Based on preliminary estimates and subject to auditor review, the company expects half-year revenue to be between $82 and $85 million which is below the prior corresponding period’s (pcp) result of $85.3 million.
The annualised contract value (ACV) is expected to be between $161 and $164 million, compared to $161.8 million during the prior corresponding period.
Nuix said that while it observed a continuation of the trend of revenue growth from existing customers, revenue from new customers is lower than the pcp.
On the ACV front, the company said while ‘relatively flat’, it continued to see a marked “shift away from module-style licences to consumption licences”.
Pro-forma earnings before interest, tax, depreciation and amortisation (EBITDA) and statutory EBITDA are each expected to be in the range of $13 and $15 million with pro-forma showing a significant decline from the $31.6 million in the pcp.
The expected statutory EBITDA however is a notable increase from the $4.4 million loss reported for the prior year.
The company said it continues to reinvest in revenue generation, accordingly, the company said pro forma EBIDTA is expected to be materially below the prior corresponding period.
Statutory EBITDA, which incorporated IPO costs in the prior corresponding period, is expected to be higher, according to the company.
Nuix said the statutory revenue can be attributed to stronger performance in North America and the Asia Pacific offset by a weaker performance across Europe, the Middle East and Africa.

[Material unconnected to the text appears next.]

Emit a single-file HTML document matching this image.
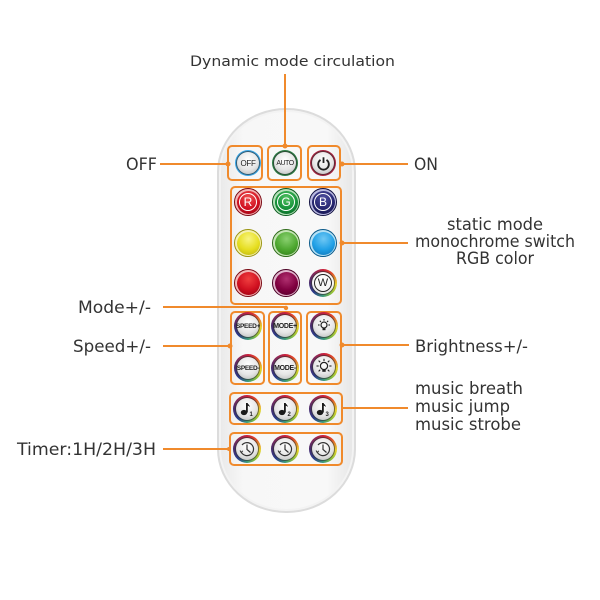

The tech stock expects a net loss after tax of between $2 and $3.5 million which would be an improvement from the $16.6 million loss in the pcp.
In terms of expenditure, Nuix said it experienced ‘materially’ higher costs in the half compared to the pcp and non-operational legal costs were higher in the final two months of the half-year period.
The company assures it continues to remain focused on reinvesting in generating sustainable revenue including building sales and distribution and increasing investment in product development.
Nuix expects to release the full, audited results for the half-year period on February 21.
Company shares were down 14.1 per cent to $1.77 at 11:00 am AEDT.